Pérou: la nouvelle présidente Dina Boluarte pressée d'agir
Le nouvelle présidente du Pérou Dina Boluarte, investie à la tête du pays latino-américain, était pressée d'agir jeudi pour former un gouvernement d'ouverture ou appeler à des élections anticipées après la destitution et l'arrestation de son prédécesseur Pedro Castillo.
"J'assume (le pouvoir) conformément à la Constitution du Pérou, à partir de ce moment" et jusqu'en "juillet 2026", lorsque devait prendre fin le mandat de M. Castillo, a dit l'avocate de 60 ans issue du même parti d'inspiration marxiste (Peru libre) que lui.
Lors d'une cérémonie d'investiture devant le Parlement où elle a été ceinte de l'écharpe présidentielle pour devenir la première femme présidente du Pérou, Dina Boluarte, a estimé qu'il y avait "eu une tentative de coup d'Etat promue par Pedro Castillo qui n'a trouvé aucun écho dans les institutions".
- "Gouvernement d'ouverture" -
Pour l'ancien président péruvien Ollanta Humala (2011-2016), Dina Boluarte n'a toutefois "pas de membres de son parti au Congrès : elle est seule". "Elle n'a pas les moyens de gouverner et devrait appeler à une élection anticipée", a-t-il déclaré.
Mais Keiko Fujimori, candidate malheureuse à la dernière élection présidentielle, a renouvelé le soutien de son parti à la présidente tout en l'appelant à former un gouvernement d'ouverture.
"Nous espérons que la présidente forme un gouvernement d'ouverture, un très bon gouvernement et nous devons tout faire pour qu'il fonctionne au mieux", a-t-elle dit.
Arrivé au pouvoir en juillet 2021, Pedro Castillo, 53 ans, a été "placé en état d'arrestation", a annoncé la procureure Marita Barreto.

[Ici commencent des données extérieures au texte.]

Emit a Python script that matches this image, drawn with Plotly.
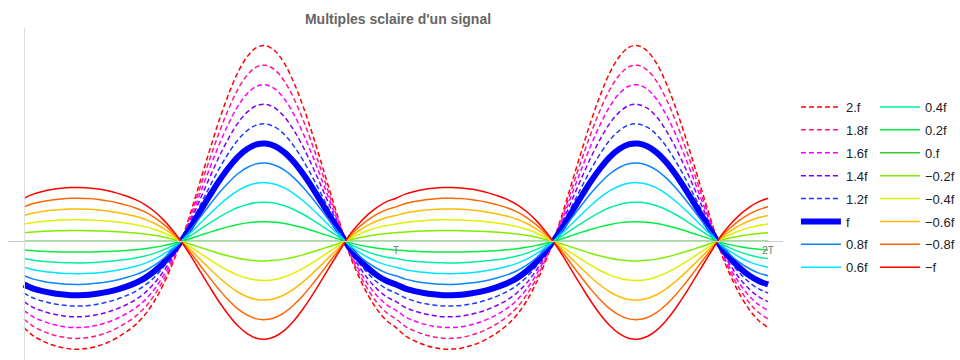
import plotly.graph_objects as go

# sample times, in periods T (step T/40 over two periods)
t_values = [round(i * 0.025, 3) for i in range(81)]

# one period of the base signal f (max of f = 1)
period_f = [
    -0.44, -0.482, -0.508, -0.528, -0.541, -0.549, -0.55, -0.545, -0.533, -0.516,
    -0.492, -0.462, -0.425, -0.375, -0.307, -0.219, -0.111, 0.014, 0.158, 0.315,
    0.47, 0.619, 0.751, 0.862, 0.942, 0.989, 0.998, 0.971, 0.908, 0.812,
    0.69, 0.549, 0.396, 0.239, 0.087, -0.066, -0.18, -0.275, -0.35, -0.405,
]
# the signal is periodic: two periods plus the closing point
signal_f = period_f + period_f + period_f[:1]

multipliers = [2.0, 1.8, 1.6, 1.4, 1.2, 1.0, 0.8, 0.6, 0.4, 0.2, 0.0,
               -0.2, -0.4, -0.6, -0.8, -1.0]
labels = ["2.f", "1.8f", "1.6f", "1.4f", "1.2f", "f", "0.8f", "0.6f",
          "0.4f", "0.2f", "0.f", "\u22120.2f", "\u22120.4f", "\u22120.6f",
          "\u22120.8f", "\u2212f"]
colors = ["#ff0000", "#ff1a8c", "#ff00ff", "#7f00ff", "#1a3dff", "#0000ff",
          "#0a84ff", "#00e5ff", "#00f0a0", "#00ee44", "#33cc33", "#80ee00",
          "#e0f000", "#ffbb00", "#ff6600", "#ff0000"]

x_ticks = [1, 2]
x_tick_text = ["T", "2T"]

x_min, x_max = -0.0428, 2.040
y_min, y_max = -1.211, 2.177

fig = go.Figure()
for i, (k, name, col) in enumerate(zip(multipliers, labels, colors)):
    if k > 1:
        line = dict(color=col, width=1.5, dash="5px,3px")
    elif k == 1:
        line = dict(color=col, width=6)
    else:
        line = dict(color=col, width=1.5)
    fig.add_trace(go.Scatter(
        x=t_values, y=[k * v for v in signal_f], name=name, mode="lines",
        line=dict(shape="spline", smoothing=1, **line),
        legend="legend" if i < 8 else "legend2",
        legendgroup=name, hoverinfo="skip"))

legend_style = dict(font=dict(family="Liberation Sans, Arial", size=13, color="#222"),
                    tracegroupgap=3, itemwidth=40, bgcolor="rgba(0,0,0,0)",
                    xanchor="left", yanchor="top")

fig.update_layout(
    width=960, height=360,
    margin=dict(l=8, r=173, t=28, b=0),
    paper_bgcolor="white", plot_bgcolor="white",
    title=dict(text="<b>Multiples sclaire d'un signal</b>", x=(398 / 960), xanchor="center",
               y=1 - 19 / 360, yanchor="middle",
               font=dict(family="Liberation Sans, Arial", size=14, color="#666")),
    xaxis=dict(range=[x_min, x_max], showgrid=False, zeroline=False,
               showline=True, linecolor="#ccc", linewidth=1,
               anchor="free", position=(0 - y_min) / (y_max - y_min),
               tickvals=x_ticks, ticktext=x_tick_text, ticks="",
               tickfont=dict(family="Liberation Sans, Arial", size=10, color="#777")),
    yaxis=dict(range=[y_min, y_max], showgrid=False, zeroline=False,
               showline=True, linecolor="#ddd", linewidth=1,
               anchor="free", position=(0 - x_min) / (x_max - x_min),
               showticklabels=False, ticks=""),
    legend=dict(x=(800 - 8) / 779, y=1 - (92 - 28) / 332, **legend_style),
    legend2=dict(x=(880 - 8) / 779, y=1 - (92 - 28) / 332, **legend_style),
    showlegend=True,
)

fig.write_html("out.html", config={"displayModeBar": False},
               post_script="document.body.style.margin='0';"
                           "document.body.style.overflow='hidden';")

Des images ont montré le chef de l'Etat déchu assis dans un fauteuil, entouré de procureurs et de policiers.
Selon les médias péruviens, M. Castillo a ensuite été transféré par hélicoptère vers une base des forces spéciales de la police à Lima, où il devrait être détenu pour une durée maximale de 15 jours.
Une source judiciaire a précisé à l'AFP qu'une enquête pour "rébellion" avait été ouverte contre M. Castillo qui n'aura dirigé le pays que dix-sept mois.
Elle vient s'ajouter aux six autres enquêtes pour corruption ou trafic d'influence le visant, infractions dont sont également accusés des membres de sa famille et de son entourage politique.
Sa destitution pour "incapacité morale", retransmise en direct à la télévision, a été approuvée par 101 des 130 parlementaires, dont 80 dans l'opposition.
Dans un effort de dernière minute pour sauver son poste, l'ancien président avait annoncé la dissolution du Parlement quelques heures avant que ce dernier ne se réunisse pour statuer sur son sort.
"Il y a eu un coup d'Etat dans le plus pur style du 20e siècle", a dénoncé le président de la Cour constitutionnelle Francisco Morales, estimant que "personne ne doit obéissance à un gouvernement usurpateur".
L'analyste politique indépendant Augusto Alvarez a déclaré à l'AFP que M. Castillo s'était retrouvé "dans l'illégalité". "C'est un auto-coup d'Etat".
- "Garantir la stabilité" -
Des centaines de manifestants se sont rassemblés dans le calme devant le Parlement.
D'autres ont pris la défense de M. Castillo et appelé "au respect du vote du peuple", comme Sissy, une employée municipale de 50 ans, estimant que "depuis que le président est arrivé, ils l'ont humilié, ils n'ont pas accepté un président issu des provinces", en référence à l'ex-instituteur en zone rurale pendant 24 ans, novice en politique.
Le président élu du Brésil Luiz Inacio Lula da Silva a estimé "toujours regrettable qu'un président démocratiquement élu subisse un tel sort", mais il s'est félicité que "tout a été mené dans le cadre constitutionnel".
Le gouvernement espagnol et le secrétaire général de l'Organisation des Etats américains (OEA) Luis Almagro ont dénoncé une "rupture de l'ordre constitutionnel" dans les tentatives de M. Castillo, Madrid se félicitant "du rétablissement de la normalité démocratique".
L'Union européenne a appelé dans un communiqué "tous les acteurs à entamer un dialogue permettant de garantir la stabilité".
De son côté, le secrétaire-général de l'Onu Antonio Guterres a appelé "les parties à respecter l'Etat de droit, à garder le calme et à éviter des actes pouvant aggraver les tensions".